Write out the material exactly, with the pictures left out.
= = = = =
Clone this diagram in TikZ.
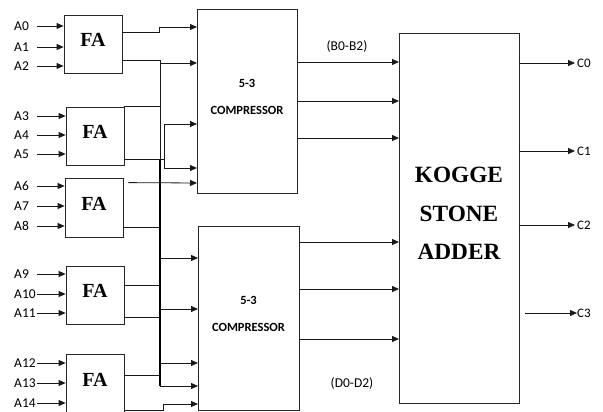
\documentclass[tikz,border=0pt]{standalone}
\usepackage{fontspec}
\setmainfont{Carlito}
\newfontfamily\blkserif{Liberation Serif}
\usetikzlibrary{calc,arrows.meta}
\tikzset{
  wire/.style={line width=0.8pt,draw=black!90},
  arr/.style={wire,-{Triangle[length=7pt,width=6pt]}},
  bus/.style={line width=1.6pt,draw=black},
  blk/.style={draw=black!85,line width=0.8pt,inner sep=0pt},
  fabox/.style={blk,minimum width=58pt,minimum height=58pt,text depth=8pt,font=\blkserif\bfseries\fontsize{20}{24}\selectfont},
  inlbl/.style={anchor=west,inner sep=0pt,text width=23pt,font=\fontsize{13.5}{15}\selectfont},
  outlbl/.style={anchor=west,inner sep=2pt,font=\fontsize{13}{15}\selectfont},
  cmptxt/.style={align=center,inner sep=0pt,font=\bfseries\fontsize{12.5}{27}\selectfont},
}
\begin{document}
\begin{tikzpicture}[x=1pt,y=-1pt]
\useasboundingbox (0,0) rectangle (603,412);
% full adders
\node[fabox] (fa1) at (93,44) {FA};
\node[fabox] (fa2) at (95,136) {FA};
\node[fabox,minimum height=59pt] (fa3) at (94,207.5) {FA};
\node[fabox] (fa4) at (95,295) {FA};
\node[fabox,minimum height=60pt] (fa5) at (95,384) {FA};
% inputs
\node[inlbl] (a0) at (14,26) {A0};
\node[inlbl] (a1) at (14,47) {A1};
\node[inlbl] (a2) at (14,66) {A2};
\node[inlbl] (a3) at (14,116) {A3};
\node[inlbl] (a4) at (14,135) {A4};
\node[inlbl] (a5) at (14,154) {A5};
\node[inlbl] (a6) at (14,186) {A6};
\node[inlbl] (a7) at (14,206) {A7};
\node[inlbl] (a8) at (14,226) {A8};
\node[inlbl] (a9) at (14,274) {A9};
\node[inlbl] (a10) at (14,294) {A10};
\node[inlbl] (a11) at (14,313) {A11};
\node[inlbl] (a12) at (14,363) {A12};
\node[inlbl] (a13) at (14,383) {A13};
\node[inlbl] (a14) at (14,403) {A14};
\draw[arr] (a0.east) -- (a0.east -| fa1.west);
\draw[arr] (a1.east) -- (a1.east -| fa1.west);
\draw[arr] (a2.east) -- (a2.east -| fa1.west);
\draw[arr] (a3.east) -- (a3.east -| fa2.west);
\draw[arr] (a4.east) -- (a4.east -| fa2.west);
\draw[arr] (a5.east) -- (a5.east -| fa2.west);
\draw[arr] (a6.east) -- (a6.east -| fa3.west);
\draw[arr] (a7.east) -- (a7.east -| fa3.west);
\draw[arr] (a8.east) -- (a8.east -| fa3.west);
\draw[arr] (a9.east) -- (a9.east -| fa4.west);
\draw[arr] (a10.east) -- (a10.east -| fa4.west);
\draw[arr] (a11.east) -- (a11.east -| fa4.west);
\draw[arr] (a12.east) -- (a12.east -| fa5.west);
\draw[arr] (a13.east) -- (a13.east -| fa5.west);
\draw[arr] (a14.east) -- (a14.east -| fa5.west);
% compressors and adder
\node[blk,minimum width=100pt,minimum height=184pt] (comp1) at (247,101) {};
\node[cmptxt] (cmp1txt) at (247,97) {5-3\\COMPRESSOR};
\node[blk,minimum width=101pt,minimum height=184pt] (comp2) at (248.5,318) {};
\node[cmptxt] (cmp2txt) at (248.5,314) {5-3\\COMPRESSOR};
\node[blk,minimum width=120pt,minimum height=370pt] (ksa) at (459,218) {};
\node[align=center,inner sep=0pt,font=\blkserif\bfseries\fontsize{23.3}{38.5}\selectfont] (ksatxt) at (459,213.5) {KOGGE\\STONE\\ADDER};
% ports
\coordinate (p1) at (197,27);
\coordinate (p2) at (197,63);
\coordinate (p3) at (197,124);
\coordinate (p4) at (197,168);
\coordinate (p5) at (197,183);
\coordinate (q1) at (198,258);
\coordinate (q2) at (198,309);
\coordinate (q3) at (198,363);
\coordinate (q4) at (198,386);
\coordinate (q5) at (198,404);
\coordinate (k1) at (399,62);
\coordinate (k2) at (399,101);
\coordinate (k3) at (399,138);
\coordinate (k4) at (399,242);
\coordinate (k5) at (399,289);
\coordinate (k6) at (399,339);
\coordinate (busend) at (160,386);
\coordinate (j2) at (164,168);
% wiring to the compressors
\draw[arr] ($(fa1.east)+(0,-12)$) -- ++(37,0) |- (p1);
\draw[wire] ($(fa1.east)+(0,16)$) -| (busend);
\draw[bus] (160,159) -- (busend);
\draw[arr] (busend) -- (q4);
\draw[arr] (p2 -| busend) -- (p2);
\draw[wire] (fa2.north east) -- (fa2.north east -| busend);
\draw[arr] ($(fa2.east)+(0,23)$) -| (j2) -- (p4);
\draw[arr] (j2) |- (p3);
\draw[arr] ($(fa3.north east)+(5,5)$) -- (p5);
\draw[wire] ($(fa3.east)+(0,19.5)$) -- ++(37,0);
\draw[arr] (q1 -| busend) -- (q1);
\draw[arr] (q2 -| busend) -- (q2);
\draw[arr] (q3 -| busend) -- (q3);
\draw[wire] ($(fa4.east)+(0,-10)$) -- ++(36,0);
\draw[wire] ($(fa4.east)+(0,22)$) -- ++(36,0);
\draw[wire] ($(fa5.east)+(0,-9)$) -- ++(36,0);
\draw[arr] ($(fa5.east)+(0,26)$) -- ++(39,0) |- (q5);
% compressor outputs
\draw[arr] (comp1.east |- k1) -- (k1);
\draw[arr] (comp1.east |- k2) -- (k2);
\draw[arr] (comp1.east |- k3) -- (k3);
\draw[arr] (comp2.east |- k4) -- (k4);
\draw[arr] (comp2.east |- k5) -- (k5);
\draw[arr] (comp2.east |- k6) -- (k6);
\node[font=\fontsize{13.5}{15}\selectfont] (blbl) at (347,46) {(B0-B2)};
\node[font=\fontsize{13.5}{15}\selectfont] (dlbl) at (352,383) {(D0-D2)};
% sums
\node[outlbl] (c0) at (575,63) {C0};
\node[outlbl] (c1) at (575,151) {C1};
\node[outlbl] (c2) at (575,225) {C2};
\node[outlbl,inner sep=0pt] (c3) at (577,313) {C3};
\coordinate (c3s) at (525,313);
\draw[arr] (ksa.east |- c0) -- (c0.west);
\draw[arr] (ksa.east |- c1) -- (c1.west);
\draw[arr] (ksa.east |- c2) -- (c2.west);
\draw[arr] (c3s) -- (c3.west);
\end{tikzpicture}
\end{document}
= = = = =
Exercise solution »
Clone this diagram in TikZ.
\documentclass[tikz,border=0pt]{standalone}
\usepackage{fontspec}
\setmainfont{Carlito}
\newfontfamily\blkserif{Liberation Serif}
\usetikzlibrary{calc,arrows.meta}
\tikzset{
  wire/.style={line width=0.8pt,draw=black!90},
  arr/.style={wire,-{Triangle[length=7pt,width=6pt]}},
  bus/.style={line width=1.6pt,draw=black},
  blk/.style={draw=black!85,line width=0.8pt,inner sep=0pt},
  fabox/.style={blk,minimum width=58pt,minimum height=58pt,text depth=8pt,font=\blkserif\bfseries\fontsize{20}{24}\selectfont},
  inlbl/.style={anchor=west,inner sep=0pt,text width=23pt,font=\fontsize{13.5}{15}\selectfont},
  outlbl/.style={anchor=west,inner sep=2pt,font=\fontsize{13}{15}\selectfont},
  cmptxt/.style={align=center,inner sep=0pt,font=\bfseries\fontsize{12.5}{27}\selectfont},
}
\begin{document}
\begin{tikzpicture}[x=1pt,y=-1pt]
\useasboundingbox (0,0) rectangle (603,412);
% full adders
\node[fabox] (fa1) at (93,44) {FA};
\node[fabox] (fa2) at (95,136) {FA};
\node[fabox,minimum height=59pt] (fa3) at (94,207.5) {FA};
\node[fabox] (fa4) at (95,295) {FA};
\node[fabox,minimum height=60pt] (fa5) at (95,384) {FA};
% inputs
\node[inlbl] (a0) at (14,26) {A0};
\node[inlbl] (a1) at (14,47) {A1};
\node[inlbl] (a2) at (14,66) {A2};
\node[inlbl] (a3) at (14,116) {A3};
\node[inlbl] (a4) at (14,135) {A4};
\node[inlbl] (a5) at (14,154) {A5};
\node[inlbl] (a6) at (14,186) {A6};
\node[inlbl] (a7) at (14,206) {A7};
\node[inlbl] (a8) at (14,226) {A8};
\node[inlbl] (a9) at (14,274) {A9};
\node[inlbl] (a10) at (14,294) {A10};
\node[inlbl] (a11) at (14,313) {A11};
\node[inlbl] (a12) at (14,363) {A12};
\node[inlbl] (a13) at (14,383) {A13};
\node[inlbl] (a14) at (14,403) {A14};
\draw[arr] (a0.east) -- (a0.east -| fa1.west);
\draw[arr] (a1.east) -- (a1.east -| fa1.west);
\draw[arr] (a2.east) -- (a2.east -| fa1.west);
\draw[arr] (a3.east) -- (a3.east -| fa2.west);
\draw[arr] (a4.east) -- (a4.east -| fa2.west);
\draw[arr] (a5.east) -- (a5.east -| fa2.west);
\draw[arr] (a6.east) -- (a6.east -| fa3.west);
\draw[arr] (a7.east) -- (a7.east -| fa3.west);
\draw[arr] (a8.east) -- (a8.east -| fa3.west);
\draw[arr] (a9.east) -- (a9.east -| fa4.west);
\draw[arr] (a10.east) -- (a10.east -| fa4.west);
\draw[arr] (a11.east) -- (a11.east -| fa4.west);
\draw[arr] (a12.east) -- (a12.east -| fa5.west);
\draw[arr] (a13.east) -- (a13.east -| fa5.west);
\draw[arr] (a14.east) -- (a14.east -| fa5.west);
% compressors and adder
\node[blk,minimum width=100pt,minimum height=184pt] (comp1) at (247,101) {};
\node[cmptxt] (cmp1txt) at (247,97) {5-3\\COMPRESSOR};
\node[blk,minimum width=101pt,minimum height=184pt] (comp2) at (248.5,318) {};
\node[cmptxt] (cmp2txt) at (248.5,314) {5-3\\COMPRESSOR};
\node[blk,minimum width=120pt,minimum height=370pt] (ksa) at (459,218) {};
\node[align=center,inner sep=0pt,font=\blkserif\bfseries\fontsize{23.3}{38.5}\selectfont] (ksatxt) at (459,213.5) {KOGGE\\STONE\\ADDER};
% ports
\coordinate (p1) at (197,27);
\coordinate (p2) at (197,63);
\coordinate (p3) at (197,124);
\coordinate (p4) at (197,168);
\coordinate (p5) at (197,183);
\coordinate (q1) at (198,258);
\coordinate (q2) at (198,309);
\coordinate (q3) at (198,363);
\coordinate (q4) at (198,386);
\coordinate (q5) at (198,404);
\coordinate (k1) at (399,62);
\coordinate (k2) at (399,101);
\coordinate (k3) at (399,138);
\coordinate (k4) at (399,242);
\coordinate (k5) at (399,289);
\coordinate (k6) at (399,339);
\coordinate (busend) at (160,386);
\coordinate (j2) at (164,168);
% wiring to the compressors
\draw[arr] ($(fa1.east)+(0,-12)$) -- ++(37,0) |- (p1);
\draw[wire] ($(fa1.east)+(0,16)$) -| (busend);
\draw[bus] (160,159) -- (busend);
\draw[arr] (busend) -- (q4);
\draw[arr] (p2 -| busend) -- (p2);
\draw[wire] (fa2.north east) -- (fa2.north east -| busend);
\draw[arr] ($(fa2.east)+(0,23)$) -| (j2) -- (p4);
\draw[arr] (j2) |- (p3);
\draw[arr] ($(fa3.north east)+(5,5)$) -- (p5);
\draw[wire] ($(fa3.east)+(0,19.5)$) -- ++(37,0);
\draw[arr] (q1 -| busend) -- (q1);
\draw[arr] (q2 -| busend) -- (q2);
\draw[arr] (q3 -| busend) -- (q3);
\draw[wire] ($(fa4.east)+(0,-10)$) -- ++(36,0);
\draw[wire] ($(fa4.east)+(0,22)$) -- ++(36,0);
\draw[wire] ($(fa5.east)+(0,-9)$) -- ++(36,0);
\draw[arr] ($(fa5.east)+(0,26)$) -- ++(39,0) |- (q5);
% compressor outputs
\draw[arr] (comp1.east |- k1) -- (k1);
\draw[arr] (comp1.east |- k2) -- (k2);
\draw[arr] (comp1.east |- k3) -- (k3);
\draw[arr] (comp2.east |- k4) -- (k4);
\draw[arr] (comp2.east |- k5) -- (k5);
\draw[arr] (comp2.east |- k6) -- (k6);
\node[font=\fontsize{13.5}{15}\selectfont] (blbl) at (347,46) {(B0-B2)};
\node[font=\fontsize{13.5}{15}\selectfont] (dlbl) at (352,383) {(D0-D2)};
% sums
\node[outlbl] (c0) at (575,63) {C0};
\node[outlbl] (c1) at (575,151) {C1};
\node[outlbl] (c2) at (575,225) {C2};
\node[outlbl,inner sep=0pt] (c3) at (577,313) {C3};
\coordinate (c3s) at (525,313);
\draw[arr] (ksa.east |- c0) -- (c0.west);
\draw[arr] (ksa.east |- c1) -- (c1.west);
\draw[arr] (ksa.east |- c2) -- (c2.west);
\draw[arr] (c3s) -- (c3.west);
\end{tikzpicture}
\end{document}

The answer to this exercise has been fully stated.